We were honored to have as keynote speakers Ralph Peer II and his wife Liz Peer, whose family continues the Peer legacy of music publishing at peermusic. They were accompanied by their three children, Mary Megan Peer, Elizabeth Ann Peer, and Ralph Peer III. From the film American Epic, director Bernard MacMahon and producer Allison McGourty gave a talk and screened parts of their film, which documents a journey that painstakingly recreates the recording technology of the 1920s and then creates new recordings with this technology. This PBS film is a visually stunning, carefully documented, and beautifully creative way of honoring early recordings. The symposium also featured scholars and authors Barry Mazor and Ted Olson, whose research and writings highlight and explore in detail the important history surrounding the 1927 Bristol Sessions.
There are no photographs that document the Bristol Sessions. Only a handful of musical instruments remain that were recorded in the Sessions, and few artifacts exist that can be traced back to those recordings. Yet the Bristol Sessions continue to shape country music history through our musical lineages and in our imaginations. And the 1927 Bristol Sessions form the key content of the Birthplace of Country Music Museum, to which we anchor our permanent exhibits and which we continue to dig into and explore.
Those recordings capture a musical moment that is arguably one of the most influential country music recording sessions in history.
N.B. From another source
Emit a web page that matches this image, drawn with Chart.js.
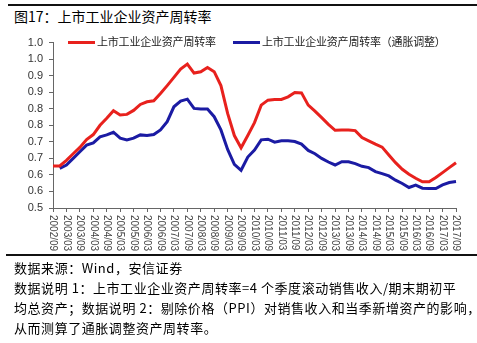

The Sessions launched the careers of The Carter Family and Jimmie Rodgers. They illustrate the versatility of Ernest and Hattie Stoneman, whose long career in country music is reflected by the fact that the Stoneman Family has songs on every recording format there is, from wax cylinders to digital files.
They reflect traditional Appalachian music styles and sacred music as these styles were just beginning to be recorded, such as the holiness music recorded on the Bristol Sessions. And they capture the variety of music styles before early country music was more standardized – before bluegrass even existed – and are full of creativity, replete with entrepreneurialism, and filled with many voices.
Those voices carry on in many of the communities from which they came, and we were honored to be joined at the symposium by many family members of Bristol Sessions artists. Museum staff spent the morning doing oral history interviews with family members for our archives (and for future blog posts!), and we honored our guests with a special luncheon. Members of The Stoneman Family, The Carter Family, Jimmie Rodgers Family, Blind Alfred Reed Family, Ernest Phipps Family, Alfred Karnes Family, and Georgia Warren Family (Warren was 12 years old when she sang with the Tennessee Mountaineers at the Sessions) were present, all of whom carry the legacy and memories of the many musicians who came to Bristol in 1927. It’s these connections – to our past, to our history, and to the family members who carry on this musical legacy – that made this symposium extraordinary, and make our jobs, where we delve into these connections every day, truly special.
* Interestingly, Bryson doesn’t mention the 1927 Bristol Sessions in his book, though he does focus some attention on early sound technology including developments in radio. Curator René Rodgers pointed out this omission in correspondence with Bryson, and he graciously acknowledged the need to visit Bristol to learn more. Perhaps he will do so. We’d love to see him here!
Jessica Turner is the Director of the Birthplace of Country Music Museum.